In 1997, Dean Nicolle described two subspecies, subsp. goniocalyx and exposa and in 2011, Kevin Rule described a further three subspecies, fallax, laxa and viridissima. All five are accepted subspecies at the Australian Plant Census:
- Eucalyptus goniocalyx subsp. exposa D.Nicolle is a mallee with smooth bark, or thinner rough bark, small adult leaves and waxy branchlets, buds and fruit;
- Eucalyptus goniocalyx subsp. fallax Rule has thin, light brown, fibrous bark that appears smooth and glaucous or blue-green juvenile leaves;
- Eucalyptus goniocalyx F.Muell. ex Miq. subsp. goniocalyx has thick, often crusty, scaly bark extending to the thinner branches and glaucous, or blue-green juvenile leaves;
- Eucalyptus goniocalyx subsp. laxa Rule only has rough bark on the lower trunk with loosely attached, smooth, non-fibrous bark above;
- Eucalyptus goniocalyx subsp. viridissima Rule is distinguished by its glossy green juvenile leaves.
The specific epithet goniocalyx is from the Greek gonia meaning 'angle' and calyx (referring to the flower bud or hypanthium).

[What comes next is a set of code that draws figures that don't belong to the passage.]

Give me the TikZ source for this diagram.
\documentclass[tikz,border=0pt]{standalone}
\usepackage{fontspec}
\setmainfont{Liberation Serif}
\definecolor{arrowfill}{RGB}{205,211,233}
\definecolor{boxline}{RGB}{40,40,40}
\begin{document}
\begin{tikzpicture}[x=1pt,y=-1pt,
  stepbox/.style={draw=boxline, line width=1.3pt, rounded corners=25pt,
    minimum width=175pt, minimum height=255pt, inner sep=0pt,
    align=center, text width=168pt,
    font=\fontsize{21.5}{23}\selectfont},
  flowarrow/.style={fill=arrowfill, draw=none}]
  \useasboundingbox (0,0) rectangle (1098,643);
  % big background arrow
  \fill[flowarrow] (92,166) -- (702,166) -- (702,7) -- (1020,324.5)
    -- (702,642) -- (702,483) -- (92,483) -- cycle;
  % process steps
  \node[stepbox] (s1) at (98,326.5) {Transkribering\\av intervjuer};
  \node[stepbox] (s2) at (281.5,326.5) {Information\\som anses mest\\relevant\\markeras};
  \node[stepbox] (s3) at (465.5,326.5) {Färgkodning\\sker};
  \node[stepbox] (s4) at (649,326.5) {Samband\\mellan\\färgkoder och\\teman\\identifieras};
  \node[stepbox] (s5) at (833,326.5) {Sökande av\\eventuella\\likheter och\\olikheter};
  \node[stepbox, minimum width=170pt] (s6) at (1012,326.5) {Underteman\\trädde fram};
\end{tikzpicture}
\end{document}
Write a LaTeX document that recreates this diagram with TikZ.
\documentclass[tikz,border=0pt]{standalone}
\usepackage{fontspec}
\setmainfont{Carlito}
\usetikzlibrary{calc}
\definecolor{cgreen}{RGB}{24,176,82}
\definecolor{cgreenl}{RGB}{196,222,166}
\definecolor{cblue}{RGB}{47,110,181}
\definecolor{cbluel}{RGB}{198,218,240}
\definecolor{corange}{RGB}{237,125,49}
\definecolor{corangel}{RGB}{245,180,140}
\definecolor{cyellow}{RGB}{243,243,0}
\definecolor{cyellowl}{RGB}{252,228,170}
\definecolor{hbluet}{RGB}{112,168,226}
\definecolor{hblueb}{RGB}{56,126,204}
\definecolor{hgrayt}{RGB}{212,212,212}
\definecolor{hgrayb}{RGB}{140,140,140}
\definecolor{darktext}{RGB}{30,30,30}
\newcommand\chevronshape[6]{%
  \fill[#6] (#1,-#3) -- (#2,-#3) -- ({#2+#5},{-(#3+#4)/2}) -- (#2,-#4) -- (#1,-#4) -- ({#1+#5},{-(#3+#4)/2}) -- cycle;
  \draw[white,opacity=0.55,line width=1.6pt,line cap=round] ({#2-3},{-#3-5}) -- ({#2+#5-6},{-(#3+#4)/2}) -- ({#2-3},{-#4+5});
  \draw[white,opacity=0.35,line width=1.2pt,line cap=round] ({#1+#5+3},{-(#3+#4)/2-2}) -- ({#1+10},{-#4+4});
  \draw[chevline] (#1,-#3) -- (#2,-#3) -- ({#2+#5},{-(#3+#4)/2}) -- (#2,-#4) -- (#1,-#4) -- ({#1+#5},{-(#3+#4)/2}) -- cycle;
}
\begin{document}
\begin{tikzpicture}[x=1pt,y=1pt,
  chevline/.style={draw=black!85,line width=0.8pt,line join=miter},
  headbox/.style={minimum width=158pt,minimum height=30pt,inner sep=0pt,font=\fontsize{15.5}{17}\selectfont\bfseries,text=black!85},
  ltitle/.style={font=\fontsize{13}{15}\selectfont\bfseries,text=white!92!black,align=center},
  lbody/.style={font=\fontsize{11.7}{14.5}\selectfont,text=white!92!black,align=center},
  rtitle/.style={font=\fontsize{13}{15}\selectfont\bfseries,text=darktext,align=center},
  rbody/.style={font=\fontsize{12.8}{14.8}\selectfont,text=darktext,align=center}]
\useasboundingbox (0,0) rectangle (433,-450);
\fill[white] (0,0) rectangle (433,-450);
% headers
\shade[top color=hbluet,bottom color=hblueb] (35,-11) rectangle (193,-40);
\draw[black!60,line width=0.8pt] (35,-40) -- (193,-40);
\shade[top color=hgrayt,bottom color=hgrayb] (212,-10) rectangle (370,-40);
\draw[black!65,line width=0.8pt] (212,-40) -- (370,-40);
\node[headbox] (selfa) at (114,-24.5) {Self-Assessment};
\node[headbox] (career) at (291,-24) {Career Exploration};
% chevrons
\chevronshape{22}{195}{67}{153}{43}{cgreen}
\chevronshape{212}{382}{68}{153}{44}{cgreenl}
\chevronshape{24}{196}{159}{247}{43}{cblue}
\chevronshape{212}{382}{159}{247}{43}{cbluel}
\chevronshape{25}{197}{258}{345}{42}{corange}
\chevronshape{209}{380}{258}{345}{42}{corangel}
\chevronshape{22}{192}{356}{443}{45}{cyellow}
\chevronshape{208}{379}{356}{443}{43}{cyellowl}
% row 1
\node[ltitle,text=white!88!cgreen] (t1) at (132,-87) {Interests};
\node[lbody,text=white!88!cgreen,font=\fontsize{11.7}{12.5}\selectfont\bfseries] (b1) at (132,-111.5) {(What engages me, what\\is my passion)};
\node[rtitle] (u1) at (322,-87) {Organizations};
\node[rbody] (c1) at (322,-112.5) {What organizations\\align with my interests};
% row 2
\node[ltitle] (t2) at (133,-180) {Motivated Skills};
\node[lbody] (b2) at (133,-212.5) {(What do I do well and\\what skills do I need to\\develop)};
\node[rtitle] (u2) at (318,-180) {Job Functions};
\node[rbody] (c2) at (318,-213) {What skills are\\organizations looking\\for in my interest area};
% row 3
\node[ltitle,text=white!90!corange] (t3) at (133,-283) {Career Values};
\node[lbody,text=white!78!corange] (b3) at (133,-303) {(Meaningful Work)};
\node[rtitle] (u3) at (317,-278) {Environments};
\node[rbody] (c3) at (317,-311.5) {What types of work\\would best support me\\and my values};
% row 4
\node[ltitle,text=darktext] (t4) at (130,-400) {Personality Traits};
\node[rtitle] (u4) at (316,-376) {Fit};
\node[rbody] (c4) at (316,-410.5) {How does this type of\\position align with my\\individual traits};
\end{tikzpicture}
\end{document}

The epithet exposa is from the English word and refers to the exposed habitat of the subspecies. Fallax is derived from the Latin fallax meaning 'false' or 'deceitful', referring to the deceptive appearance of the bark. The epithet laxa is derived from the Latin laxus, 'loose', referring to loosely attached bark and viridissima is based on the Latin word viridis meaning 'green' with the suffix issimus 'very', referring to the bright green juvenile leaves of the subspecies.

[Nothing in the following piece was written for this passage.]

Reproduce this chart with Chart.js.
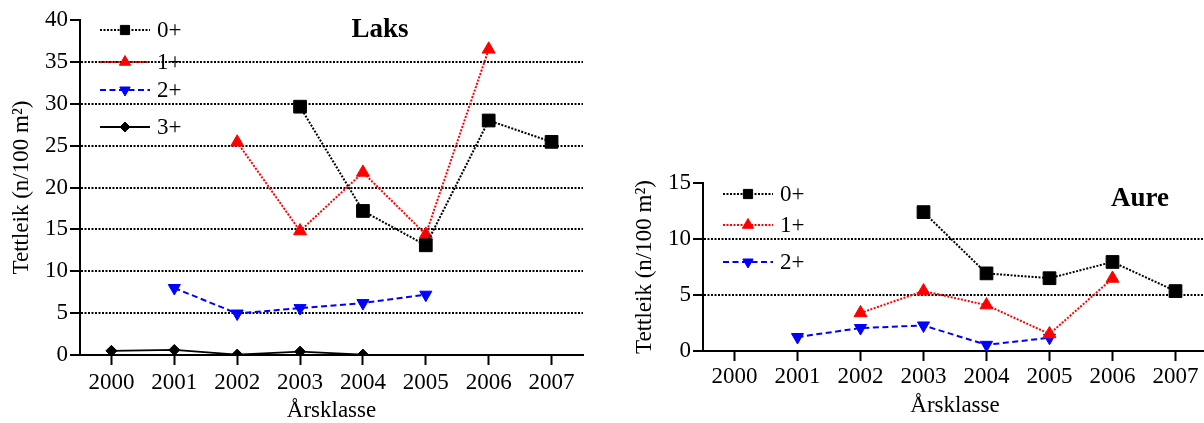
<!DOCTYPE html>
<html>
<head>
<meta charset="utf-8">
<script src="https://cdn.jsdelivr.net/npm/chart.js@4/dist/chart.umd.min.js"></script>
<style>
  html, body { margin: 0; padding: 0; overflow: hidden; background: #fff; width: 1204px; height: 423px; }
  canvas { position: absolute; top: 0; }
  #laks { left: 0; }
  #aure { left: 620px; }
</style>
</head>
<body>
<canvas id="laks" width="600" height="423"></canvas>
<canvas id="aure" width="600" height="423"></canvas>
<script>
// Year classes on the x axis
const years = ['2000', '2001', '2002', '2003', '2004', '2005', '2006', '2007'];

// Laks (salmon) density, n/100 m², per age group
const laks0 = [null, null, null, 29.65, 17.2, 13.1, 28.0, 25.45];
const laks1 = [null, null, 25.4, 14.8, 21.8, 14.4, 36.5, null];
const laks2 = [null, 8.0, 4.95, 5.6, 6.2, 7.2, null, null];
const laks3 = [0.5, 0.6, 0.05, 0.4, 0.05, null, null, null];

// Aure (trout) density, n/100 m², per age group
const aure0 = [null, null, null, 12.4, 6.93, 6.5, 7.95, 5.35];
const aure1 = [null, null, 3.4, 5.35, 4.1, 1.52, 6.48, null];
const aure2 = [null, 1.25, 2.05, 2.28, 0.55, 1.18, null, null];

// Age-group labels and y tick ranges
const ageLabels = ['0+', '1+', '2+', '3+'];
const laksTicks = { max: 40, step: 5 };
const aureTicks = { max: 15, step: 5 };

const FONT = "'Liberation Serif', 'Times New Roman', serif";
const FS = 23;
Chart.defaults.font.family = FONT;
Chart.defaults.color = '#000';

const styles = [
  { color: '#000000', dash: [2, 1.5], width: 2, pointStyle: 'rect', radius: 9, legendRadius: 6.5, rotation: 0 },
  { color: '#ff0000', dash: [2, 1.5], width: 2, pointStyle: 'triangle', radius: 7.5, legendRadius: 6.5, rotation: 0 },
  { color: '#0000ff', dash: [6, 3.5], width: 2, pointStyle: 'triangle', radius: 7, legendRadius: 6, rotation: 180 },
  { color: '#000000', dash: [], width: 1.8, pointStyle: 'rectRot', radius: 5.5, legendRadius: 5, rotation: 0 }
];

function makeDatasets(series) {
  return series.map((data, i) => {
    const s = styles[i];
    return {
      label: ageLabels[i],
      data: data,
      borderColor: s.color,
      backgroundColor: s.color,
      borderWidth: s.width,
      borderDash: s.dash,
      pointStyle: s.pointStyle,
      pointRotation: s.rotation,
      pointRadius: s.radius,
      pointHoverRadius: s.radius,
      pointBackgroundColor: s.color,
      pointBorderColor: s.color,
      pointBorderWidth: 1,
      tension: 0,
      spanGaps: false,
      legendRadius: s.legendRadius
    };
  });
}

// Legend and title drawn inside the plot area
const insideLegend = {
  id: 'insideLegend',
  afterDraw(chart, args, opts) {
    const ctx = chart.ctx;
    const left = chart.chartArea.left;
    ctx.save();
    chart.data.datasets.forEach((ds, i) => {
      const y = opts.rows[i];
      ctx.beginPath();
      ctx.setLineDash(ds.borderDash || []);
      ctx.lineWidth = ds.borderWidth;
      ctx.strokeStyle = ds.borderColor;
      ctx.moveTo(left + 20, y);
      ctx.lineTo(left + 70, y);
      ctx.stroke();
      ctx.setLineDash([]);
      ctx.fillStyle = ds.pointBackgroundColor;
      ctx.strokeStyle = ds.pointBorderColor;
      ctx.lineWidth = 1;
      Chart.helpers.drawPoint(ctx, {
        pointStyle: ds.pointStyle,
        rotation: ds.pointRotation,
        radius: ds.legendRadius,
        borderWidth: 1
      }, left + 45, y);
      ctx.fillStyle = '#000';
      ctx.font = FS + 'px ' + FONT;
      ctx.textAlign = 'left';
      ctx.textBaseline = 'middle';
      ctx.fillText(ds.label, left + 77, y + 1);
    });
    ctx.font = 'bold 27px ' + FONT;
    ctx.textAlign = 'center';
    ctx.textBaseline = 'middle';
    ctx.fillStyle = '#000';
    ctx.fillText(opts.title, opts.titleX, opts.titleY);
    ctx.restore();
  }
};

function makeChart(id, series, ticks, geom) {
  return new Chart(document.getElementById(id), {
    type: 'line',
    data: { labels: years, datasets: makeDatasets(series) },
    plugins: [insideLegend],
    options: {
      responsive: false,
      animation: false,
      events: [],
      layout: { padding: { left: 0, right: geom.padRight, top: geom.padTop, bottom: 0 } },
      plugins: {
        legend: { display: false },
        tooltip: { enabled: false },
        insideLegend: { rows: geom.rows, title: geom.title, titleX: geom.titleX, titleY: geom.titleY }
      },
      scales: {
        x: {
          offset: true,
          afterFit: s => { s.height = geom.xHeight; },
          grid: { display: true, drawOnChartArea: false, drawTicks: true, tickLength: 10, tickWidth: 2, tickColor: '#000', offset: false },
          border: { display: true, color: '#000', width: 2 },
          ticks: { font: { size: FS, lineHeight: 1.2 }, padding: geom.xTickPad, color: '#000', maxRotation: 0, autoSkip: false },
          title: { display: true, text: 'Årsklasse', font: { size: FS, lineHeight: 1 }, padding: { top: 0, bottom: geom.xTitlePad }, color: '#000' }
        },
        y: {
          min: 0,
          max: ticks.max,
          afterFit: s => { s.width = geom.yWidth; },
          grid: {
            color: c => (c.tick && (c.tick.value === 0 || c.tick.value === ticks.max)) ? 'rgba(0,0,0,0)' : '#000',
            lineWidth: 2,
            drawTicks: true,
            tickLength: 10,
            tickWidth: 2,
            tickColor: '#000',
            tickBorderDash: []
          },
          border: { display: true, color: '#000', width: 2, dash: [2, 1.5] },
          ticks: { stepSize: ticks.step, font: { size: FS }, padding: 2, color: '#000' },
          title: { display: true, text: 'Tettleik (n/100 m²)', font: { size: FS, lineHeight: 1 }, padding: { top: geom.yTitlePad, bottom: 0 }, color: '#000' }
        }
      }
    }
  });
}

makeChart('laks', [laks0, laks1, laks2, laks3], laksTicks, {
  padRight: 17, padTop: 20, xHeight: 68, yWidth: 80,
  xTickPad: 4, xTitlePad: 1, yTitlePad: 10,
  rows: [30, 62, 90, 127], title: 'Laks', titleX: 380, titleY: 30
});

makeChart('aure', [aure0, aure1, aure2], aureTicks, {
  padRight: 13, padTop: 183, xHeight: 72, yWidth: 83,
  xTickPad: 2.5, xTitlePad: 6, yTitlePad: 13,
  rows: [194, 225, 262], title: 'Aure', titleX: 520, titleY: 199
});
</script>
</body>
</html>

==Distribution and habitat==
Subspecies goniocalyx grows in woodland, usually on hilly, rocky ridges and is widespread south of Mudgee in New South Wales and through central Victoria. There are also scattered populations in the south-east of South Australia. Subspecies exposa only occurs in the Elder Range and Wilpena Pound areas where it grows on the summits of peaks, often with E. flindersii. Subspecies fallax is only known from a single occurrence in forest, south of Mount Blackwood, near Greendale in central Victoria. Subspecies laxa grows in well-watered, heavy soil in the Brisbane Ranges National Park and subspecies viridissima occurs in scattered populations in Victoria in such places as the Grampians and Halls Gap areas.

==Uses==
===Essential oils===
The leaves are of this species are distilled for the production of cineole based eucalyptus oil.